En un mundo audiovisual cada vez más impersonal, hay un oficio casi invisible que sufre una crisis existencial: el doblaje. En España se alzan algunas voces, actores como María Luisa Solá —voz habitual de Sigourney Weaver en Alien, Kim Basinger o Glenn Close— fueron reivindicados en los Premios Goya por la mismísima Weaver: «María, espero que estés viendo la gala… te doy las gracias desde el fondo de mi corazón». Ese reconocimiento tardío refleja una profesión relegada a las sombras, como admite Antonio Esquivias, voz de Kelsey Grammer: «Una vez más, tuvo que venir un extranjero a valorar el trabajo de una española».
La vocación no basta. Claudio Serrano (voz de Christian Bale y Ben Affleck) denuncia la precariedad: «Cada semana tengo que desactivar a alguien que no sabe que la voz es un derecho inalienable…». Y añade: «Si lo vas a monetizar, cobrémoslo los dos». Muchos dobladores viven al límite: grabar 13 horas diarias para llegar a fin de mes, como relata Serrano, no es excepción. En España, cobrar lo equivalente a un salario mínimo por jornadas agotadoras no es raro; reflexiona Esquivias que debería mejorarse entre un 50 % y un 60 % para equipararse al IPC actual.
Y ahora se suman los avances digitales como amenaza final: «Me han clonado la voz», afirma Nuria Mediavilla (Angelina Jolie, Kate Winslet...), denunciando usos no autorizados.
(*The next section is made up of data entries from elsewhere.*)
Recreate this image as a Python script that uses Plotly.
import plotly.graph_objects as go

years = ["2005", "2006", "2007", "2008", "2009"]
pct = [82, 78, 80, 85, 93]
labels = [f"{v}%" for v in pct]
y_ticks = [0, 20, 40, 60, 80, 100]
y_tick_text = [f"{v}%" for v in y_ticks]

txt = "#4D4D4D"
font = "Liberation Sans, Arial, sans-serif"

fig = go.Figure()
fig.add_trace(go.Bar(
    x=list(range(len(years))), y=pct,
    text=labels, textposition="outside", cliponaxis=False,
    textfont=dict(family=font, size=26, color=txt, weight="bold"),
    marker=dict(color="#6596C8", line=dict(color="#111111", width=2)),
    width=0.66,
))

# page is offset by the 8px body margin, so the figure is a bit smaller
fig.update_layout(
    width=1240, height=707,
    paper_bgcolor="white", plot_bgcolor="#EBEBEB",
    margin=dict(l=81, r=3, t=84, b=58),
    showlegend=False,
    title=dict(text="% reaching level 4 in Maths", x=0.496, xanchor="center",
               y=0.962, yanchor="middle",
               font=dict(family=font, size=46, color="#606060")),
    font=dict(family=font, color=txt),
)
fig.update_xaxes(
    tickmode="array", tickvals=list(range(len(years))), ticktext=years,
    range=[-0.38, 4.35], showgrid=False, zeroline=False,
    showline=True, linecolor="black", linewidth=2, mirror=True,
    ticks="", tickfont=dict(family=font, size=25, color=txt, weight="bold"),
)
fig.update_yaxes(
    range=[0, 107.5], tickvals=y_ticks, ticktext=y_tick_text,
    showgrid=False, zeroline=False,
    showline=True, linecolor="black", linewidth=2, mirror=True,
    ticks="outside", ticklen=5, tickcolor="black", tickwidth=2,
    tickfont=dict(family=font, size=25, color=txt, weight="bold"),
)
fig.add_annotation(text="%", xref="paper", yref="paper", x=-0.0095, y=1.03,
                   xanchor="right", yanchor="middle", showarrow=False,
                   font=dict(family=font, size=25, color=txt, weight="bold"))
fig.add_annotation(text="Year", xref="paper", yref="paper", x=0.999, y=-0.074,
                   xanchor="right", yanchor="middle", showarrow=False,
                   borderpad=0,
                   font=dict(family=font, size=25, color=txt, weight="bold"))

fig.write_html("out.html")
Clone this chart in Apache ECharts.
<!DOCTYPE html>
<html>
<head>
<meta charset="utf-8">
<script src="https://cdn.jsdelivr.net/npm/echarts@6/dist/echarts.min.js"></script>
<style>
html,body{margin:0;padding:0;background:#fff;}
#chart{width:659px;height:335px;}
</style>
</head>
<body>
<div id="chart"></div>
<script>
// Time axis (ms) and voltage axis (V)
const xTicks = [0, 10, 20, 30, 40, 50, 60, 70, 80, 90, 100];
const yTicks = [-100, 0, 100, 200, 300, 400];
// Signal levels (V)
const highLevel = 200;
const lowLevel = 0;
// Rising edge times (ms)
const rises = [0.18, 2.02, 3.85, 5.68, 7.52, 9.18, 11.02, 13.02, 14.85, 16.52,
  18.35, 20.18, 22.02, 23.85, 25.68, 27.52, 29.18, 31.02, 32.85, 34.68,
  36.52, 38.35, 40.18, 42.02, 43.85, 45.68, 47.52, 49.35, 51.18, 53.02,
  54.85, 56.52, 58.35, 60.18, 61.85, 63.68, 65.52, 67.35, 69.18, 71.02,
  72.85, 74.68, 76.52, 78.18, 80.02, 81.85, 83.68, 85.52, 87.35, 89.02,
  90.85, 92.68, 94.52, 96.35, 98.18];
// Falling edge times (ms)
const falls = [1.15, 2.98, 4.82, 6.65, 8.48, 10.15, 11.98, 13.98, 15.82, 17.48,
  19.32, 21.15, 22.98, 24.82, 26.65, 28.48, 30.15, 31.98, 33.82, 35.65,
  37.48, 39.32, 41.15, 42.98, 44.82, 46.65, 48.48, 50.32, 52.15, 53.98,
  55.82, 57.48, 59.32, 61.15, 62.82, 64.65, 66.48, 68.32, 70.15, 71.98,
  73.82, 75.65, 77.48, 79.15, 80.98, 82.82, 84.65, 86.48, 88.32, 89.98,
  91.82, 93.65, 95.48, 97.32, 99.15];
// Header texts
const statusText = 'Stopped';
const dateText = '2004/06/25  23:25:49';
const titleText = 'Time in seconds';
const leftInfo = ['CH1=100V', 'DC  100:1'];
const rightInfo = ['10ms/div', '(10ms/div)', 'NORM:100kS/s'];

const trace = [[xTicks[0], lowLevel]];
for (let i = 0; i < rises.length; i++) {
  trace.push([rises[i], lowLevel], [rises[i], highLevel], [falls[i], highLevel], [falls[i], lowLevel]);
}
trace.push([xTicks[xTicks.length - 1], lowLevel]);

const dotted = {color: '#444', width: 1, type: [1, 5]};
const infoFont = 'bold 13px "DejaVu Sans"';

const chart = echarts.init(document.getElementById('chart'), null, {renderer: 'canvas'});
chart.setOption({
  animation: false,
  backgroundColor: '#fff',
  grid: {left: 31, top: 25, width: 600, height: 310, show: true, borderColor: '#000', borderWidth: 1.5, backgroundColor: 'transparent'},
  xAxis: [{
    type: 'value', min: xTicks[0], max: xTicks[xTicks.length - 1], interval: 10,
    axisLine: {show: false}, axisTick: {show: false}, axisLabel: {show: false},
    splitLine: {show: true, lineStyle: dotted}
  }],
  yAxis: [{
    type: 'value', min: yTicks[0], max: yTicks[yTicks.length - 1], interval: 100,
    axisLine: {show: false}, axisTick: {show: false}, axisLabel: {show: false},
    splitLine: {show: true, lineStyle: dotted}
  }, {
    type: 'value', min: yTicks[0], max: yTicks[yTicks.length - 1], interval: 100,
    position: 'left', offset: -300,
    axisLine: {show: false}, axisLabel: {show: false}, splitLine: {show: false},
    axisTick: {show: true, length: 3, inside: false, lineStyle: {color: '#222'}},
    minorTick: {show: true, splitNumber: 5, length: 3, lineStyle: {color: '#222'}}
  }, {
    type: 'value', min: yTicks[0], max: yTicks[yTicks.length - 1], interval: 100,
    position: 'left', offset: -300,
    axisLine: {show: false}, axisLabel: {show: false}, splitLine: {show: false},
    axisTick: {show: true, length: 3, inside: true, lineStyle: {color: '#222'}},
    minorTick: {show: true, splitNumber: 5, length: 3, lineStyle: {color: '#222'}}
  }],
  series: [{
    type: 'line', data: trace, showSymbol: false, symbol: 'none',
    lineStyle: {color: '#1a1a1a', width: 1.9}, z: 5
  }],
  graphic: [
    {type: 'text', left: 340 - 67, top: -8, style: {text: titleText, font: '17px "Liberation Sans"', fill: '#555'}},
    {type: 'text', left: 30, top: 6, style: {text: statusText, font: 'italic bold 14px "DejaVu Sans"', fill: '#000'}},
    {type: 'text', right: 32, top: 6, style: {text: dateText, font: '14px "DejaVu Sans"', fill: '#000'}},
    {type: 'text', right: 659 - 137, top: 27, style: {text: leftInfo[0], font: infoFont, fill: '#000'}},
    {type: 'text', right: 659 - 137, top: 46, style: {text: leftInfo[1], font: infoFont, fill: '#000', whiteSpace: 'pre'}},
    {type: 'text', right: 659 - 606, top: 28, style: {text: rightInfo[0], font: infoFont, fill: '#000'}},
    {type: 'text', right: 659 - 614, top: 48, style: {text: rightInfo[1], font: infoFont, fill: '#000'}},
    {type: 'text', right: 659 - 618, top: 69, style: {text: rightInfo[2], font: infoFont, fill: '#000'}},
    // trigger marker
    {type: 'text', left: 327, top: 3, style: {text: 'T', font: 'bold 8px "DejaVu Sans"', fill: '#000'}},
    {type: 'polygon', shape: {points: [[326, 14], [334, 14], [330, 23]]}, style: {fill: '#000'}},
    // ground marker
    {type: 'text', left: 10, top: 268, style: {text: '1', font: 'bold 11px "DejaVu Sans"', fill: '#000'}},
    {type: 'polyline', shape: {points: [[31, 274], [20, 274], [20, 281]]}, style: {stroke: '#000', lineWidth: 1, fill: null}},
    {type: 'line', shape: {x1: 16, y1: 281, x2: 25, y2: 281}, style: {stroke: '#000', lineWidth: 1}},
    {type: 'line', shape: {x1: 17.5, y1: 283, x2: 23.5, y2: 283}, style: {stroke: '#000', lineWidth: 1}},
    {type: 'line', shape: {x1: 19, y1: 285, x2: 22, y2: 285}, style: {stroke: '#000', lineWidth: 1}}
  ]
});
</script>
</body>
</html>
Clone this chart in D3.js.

Juan Antonio Bernal descubrió que su voz era copiada en TikTok por usuarios armados de IA. En España, el colectivo PASAVE ha logrado imponer la "cláusula Pasave" en contratos, para prohibir el uso de voces humanas en entrenamiento de IA. Aunque la medida ha sido respaldada por plataformas como Netflix o Disney, el sector de videojuegos sigue resistiéndose, bloqueando proyectos que no la aceptan.
En México la protesta es palpable: bajo el lema “una sola voz”, actores y locutores exigen legislación. Una voz del desaparecido actor Pepe Lavat fue clonada sin permiso; el gremio advierte que esta representación no autorizada vulnera derechos de propiedad intelectual. Proponen registrar la voz como dato biométrico, siguiendo iniciativas similares en Dinamarca, y buscan transparencia y pago justo cuando se utilice su voz en IA.
La industrialización del doblaje ha comprometido calidad y condiciones: grabaciones apresuradas, copias audiovisuales malas que dificultan la labor —«la calidad es lo que menos interesa porque requeriría más tiempo», dice Mediavilla—, y la imposibilidad de que compañeros doblen juntos, antes fuente de energía y sincronía. La urgencia y el bajo costo han hecho del doblaje un proceso mecánico y agotador.
Pero la voz humana resiste, incluso reinventándose con redes sociales. Serrano confiesa que cuando entró en Twitter lo acusaban de sacrificar identidad, pero descubrió que esa era su manera de conectar con el público joven: «Tu consumidor está ahí… No podemos defender una profesión si la gente no sabe quién cojones somos». Esquivias comparte esa visión desde Instagram: «El anonimato nos perjudica».
El doblaje era “el arte de desaparecer”, como lo describe Mediavilla, servicio humilde al trabajo original. Pero cuando una estrella como Sigourney Weaver reconoce que su versión doblada le gusta más, la voz reaparece, poderosa, ineludible. Hoy, frente al embate tecnológico, el desafío es no sólo defender una profesión sino revalorar lo humano en cada matiz, emoción y vocación que una IA jamás podrá replicar. La voz poderosa presencia de quien la maneja no debe borrarse: es, justamente, lo que hace arte.